Instructions for the task: Write the material out again in full, word for word. Do not include the pictures.

□ □ □ □ □

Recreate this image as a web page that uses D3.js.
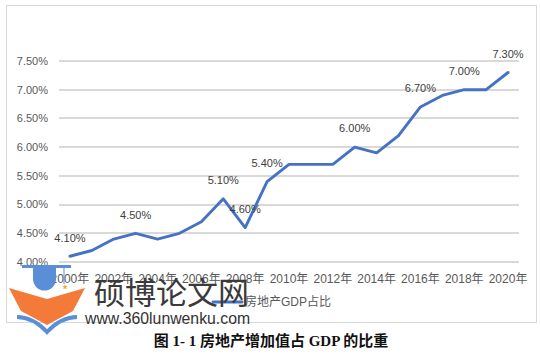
<!DOCTYPE html>
<html><head><meta charset="utf-8">
<script src="https://cdn.jsdelivr.net/npm/d3@7"></script>
<style>
html,body{margin:0;padding:0;background:#fff;}
svg{display:block;}
</style></head>
<body>
<svg id="c" width="540" height="356"></svg>
<script>
const years = d3.range(2000, 2021).map(String);
const share = [4.1, 4.2, 4.4, 4.5, 4.4, 4.5, 4.7, 5.1, 4.6, 5.4, 5.7, 5.7, 5.7, 6.0, 5.9, 6.2, 6.7, 6.9, 7.0, 7.0, 7.3];
const labelledYears = ["2000","2003","2007","2008","2009","2013","2016","2018","2020"];
const yTicks = [4.0, 4.5, 5.0, 5.5, 6.0, 6.5, 7.0, 7.5];
const xTickYears = ["2000","2002","2004","2006","2008","2010","2012","2014","2016","2018","2020"];
const seriesName = "房地产GDP占比";
const caption = "图 1- 1 房地产增加值占 GDP 的比重";
const wmTitle = "硕博论文网";
const wmUrl = "www.360lunwenku.com";

const svg = d3.select("#c");
const FONT = "'Liberation Sans','Noto Sans CJK SC',sans-serif";
const GRAY = "#595959";

// chart box
svg.append("rect").attr("x",6.5).attr("y",5.5).attr("width",530).attr("height",317)
  .attr("fill","#fff").attr("stroke","#d9d9d9").attr("stroke-width",1);

const x = d3.scaleBand().domain(years).range([59,519]).paddingInner(0).paddingOuter(0);
const cx = d => x(d) + x.bandwidth()/2;
const y = d3.scaleLinear().domain([4.0,7.5]).range([262,61]);

// gridlines
svg.append("g").selectAll("line").data(yTicks).join("line")
  .attr("x1",59).attr("x2",519)
  .attr("y1",d=>Math.round(y(d))).attr("y2",d=>Math.round(y(d)))
  .attr("stroke","#d9d9d9").attr("stroke-width",2);

// y labels
svg.append("g").selectAll("text").data(yTicks).join("text")
  .attr("x",48).attr("y",d=>y(d)).attr("dy","0.35em")
  .attr("text-anchor","end").attr("font-family",FONT).attr("font-size",11)
  .attr("fill",GRAY).text(d=>d.toFixed(2)+"%");

// x labels
svg.append("g").selectAll("text").data(xTickYears).join("text")
  .attr("x",d=>cx(d)).attr("y",279).attr("dy","0.35em")
  .attr("text-anchor","middle").attr("font-family",FONT).attr("font-size",12)
  .attr("fill",GRAY).text(d=>d+"年");

// line
const data = years.map((yr,i)=>({yr, v:share[i]}));
svg.append("path").datum(data)
  .attr("fill","none").attr("stroke","#4472c4").attr("stroke-width",2.9)
  .attr("stroke-linejoin","round").attr("stroke-linecap","round")
  .attr("d", d3.line().x(d=>cx(d.yr)).y(d=>y(d.v)));

// data labels
svg.append("g").selectAll("text").data(data.filter(d=>labelledYears.includes(d.yr))).join("text")
  .attr("x",d=>cx(d.yr)).attr("y",d=>y(d.v)-18.5).attr("dy","0.35em")
  .attr("text-anchor","middle").attr("font-family",FONT).attr("font-size",11)
  .attr("fill","#404040").text(d=>d.v.toFixed(2)+"%");

// legend
svg.append("line").attr("x1",213).attr("x2",242).attr("y1",302).attr("y2",302)
  .attr("stroke","#4472c4").attr("stroke-width",2.9).attr("stroke-linecap","round");
svg.append("text").attr("x",245).attr("y",302).attr("dy","0.35em")
  .attr("font-family",FONT).attr("font-size",12).attr("fill",GRAY).text(seriesName);

// watermark logo
const wm = svg.append("g");
wm.append("path").attr("d","M9,288 L47,299 L85,288 L73,311 L47,325 L21,311 Z").attr("fill","#f47a3a");
wm.append("path").attr("d","M17,317 Q33,317 47,332 Q61,317 77,317").attr("fill","none")
  .attr("stroke","#5a8fd8").attr("stroke-width",4);
wm.append("rect").attr("x",22).attr("y",265).attr("width",49).attr("height",3).attr("fill","#5a8fd8");
wm.append("path").attr("d","M33,268 L33,279 A11.5,11.5 0 0 0 56,279 L56,268 Z").attr("fill","#5a8fd8");
wm.append("line").attr("x1",64).attr("x2",64).attr("y1",268).attr("y2",284).attr("stroke","#5a8fd8").attr("stroke-width",1);
wm.append("path").attr("d",d3.symbol(d3.symbolStar,10)()).attr("transform","translate(65,287)").attr("fill","#f2a93b");
wm.append("text").attr("x",94).attr("y",293).attr("dy","0.36em")
  .attr("font-family","'Noto Sans CJK SC',sans-serif").attr("font-size",31).attr("fill","#3a3a3a").text(wmTitle);
wm.append("text").attr("x",85).attr("y",318).attr("dy","0.35em")
  .attr("font-family","'Liberation Sans',sans-serif").attr("font-size",15.8).attr("fill","#333").text(wmUrl);

// caption
svg.append("text").attr("x",271).attr("y",341).attr("dy","0.36em").attr("text-anchor","middle")
  .attr("font-family","'Liberation Serif','Noto Sans CJK SC',serif").attr("font-weight","bold")
  .attr("font-size",15).attr("fill","#111").text(caption);
</script>
</body></html>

□ □ □ □ □

Output below:
Recreate this image as a web page that uses D3.js.
<!DOCTYPE html>
<html><head><meta charset="utf-8">
<script src="https://cdn.jsdelivr.net/npm/d3@7"></script>
<style>
html,body{margin:0;padding:0;background:#fff;}
svg{display:block;}
</style></head>
<body>
<svg id="c" width="540" height="356"></svg>
<script>
const years = d3.range(2000, 2021).map(String);
const share = [4.1, 4.2, 4.4, 4.5, 4.4, 4.5, 4.7, 5.1, 4.6, 5.4, 5.7, 5.7, 5.7, 6.0, 5.9, 6.2, 6.7, 6.9, 7.0, 7.0, 7.3];
const labelledYears = ["2000","2003","2007","2008","2009","2013","2016","2018","2020"];
const yTicks = [4.0, 4.5, 5.0, 5.5, 6.0, 6.5, 7.0, 7.5];
const xTickYears = ["2000","2002","2004","2006","2008","2010","2012","2014","2016","2018","2020"];
const seriesName = "房地产GDP占比";
const caption = "图 1- 1 房地产增加值占 GDP 的比重";
const wmTitle = "硕博论文网";
const wmUrl = "www.360lunwenku.com";

const svg = d3.select("#c");
const FONT = "'Liberation Sans','Noto Sans CJK SC',sans-serif";
const GRAY = "#595959";

// chart box
svg.append("rect").attr("x",6.5).attr("y",5.5).attr("width",530).attr("height",317)
  .attr("fill","#fff").attr("stroke","#d9d9d9").attr("stroke-width",1);

const x = d3.scaleBand().domain(years).range([59,519]).paddingInner(0).paddingOuter(0);
const cx = d => x(d) + x.bandwidth()/2;
const y = d3.scaleLinear().domain([4.0,7.5]).range([262,61]);

// gridlines
svg.append("g").selectAll("line").data(yTicks).join("line")
  .attr("x1",59).attr("x2",519)
  .attr("y1",d=>Math.round(y(d))).attr("y2",d=>Math.round(y(d)))
  .attr("stroke","#d9d9d9").attr("stroke-width",2);

// y labels
svg.append("g").selectAll("text").data(yTicks).join("text")
  .attr("x",48).attr("y",d=>y(d)).attr("dy","0.35em")
  .attr("text-anchor","end").attr("font-family",FONT).attr("font-size",11)
  .attr("fill",GRAY).text(d=>d.toFixed(2)+"%");

// x labels
svg.append("g").selectAll("text").data(xTickYears).join("text")
  .attr("x",d=>cx(d)).attr("y",279).attr("dy","0.35em")
  .attr("text-anchor","middle").attr("font-family",FONT).attr("font-size",12)
  .attr("fill",GRAY).text(d=>d+"年");

// line
const data = years.map((yr,i)=>({yr, v:share[i]}));
svg.append("path").datum(data)
  .attr("fill","none").attr("stroke","#4472c4").attr("stroke-width",2.9)
  .attr("stroke-linejoin","round").attr("stroke-linecap","round")
  .attr("d", d3.line().x(d=>cx(d.yr)).y(d=>y(d.v)));

// data labels
svg.append("g").selectAll("text").data(data.filter(d=>labelledYears.includes(d.yr))).join("text")
  .attr("x",d=>cx(d.yr)).attr("y",d=>y(d.v)-18.5).attr("dy","0.35em")
  .attr("text-anchor","middle").attr("font-family",FONT).attr("font-size",11)
  .attr("fill","#404040").text(d=>d.v.toFixed(2)+"%");

// legend
svg.append("line").attr("x1",213).attr("x2",242).attr("y1",302).attr("y2",302)
  .attr("stroke","#4472c4").attr("stroke-width",2.9).attr("stroke-linecap","round");
svg.append("text").attr("x",245).attr("y",302).attr("dy","0.35em")
  .attr("font-family",FONT).attr("font-size",12).attr("fill",GRAY).text(seriesName);

// watermark logo
const wm = svg.append("g");
wm.append("path").attr("d","M9,288 L47,299 L85,288 L73,311 L47,325 L21,311 Z").attr("fill","#f47a3a");
wm.append("path").attr("d","M17,317 Q33,317 47,332 Q61,317 77,317").attr("fill","none")
  .attr("stroke","#5a8fd8").attr("stroke-width",4);
wm.append("rect").attr("x",22).attr("y",265).attr("width",49).attr("height",3).attr("fill","#5a8fd8");
wm.append("path").attr("d","M33,268 L33,279 A11.5,11.5 0 0 0 56,279 L56,268 Z").attr("fill","#5a8fd8");
wm.append("line").attr("x1",64).attr("x2",64).attr("y1",268).attr("y2",284).attr("stroke","#5a8fd8").attr("stroke-width",1);
wm.append("path").attr("d",d3.symbol(d3.symbolStar,10)()).attr("transform","translate(65,287)").attr("fill","#f2a93b");
wm.append("text").attr("x",94).attr("y",293).attr("dy","0.36em")
  .attr("font-family","'Noto Sans CJK SC',sans-serif").attr("font-size",31).attr("fill","#3a3a3a").text(wmTitle);
wm.append("text").attr("x",85).attr("y",318).attr("dy","0.35em")
  .attr("font-family","'Liberation Sans',sans-serif").attr("font-size",15.8).attr("fill","#333").text(wmUrl);

// caption
svg.append("text").attr("x",271).attr("y",341).attr("dy","0.36em").attr("text-anchor","middle")
  .attr("font-family","'Liberation Serif','Noto Sans CJK SC',serif").attr("font-weight","bold")
  .attr("font-size",15).attr("fill","#111").text(caption);
</script>
</body></html>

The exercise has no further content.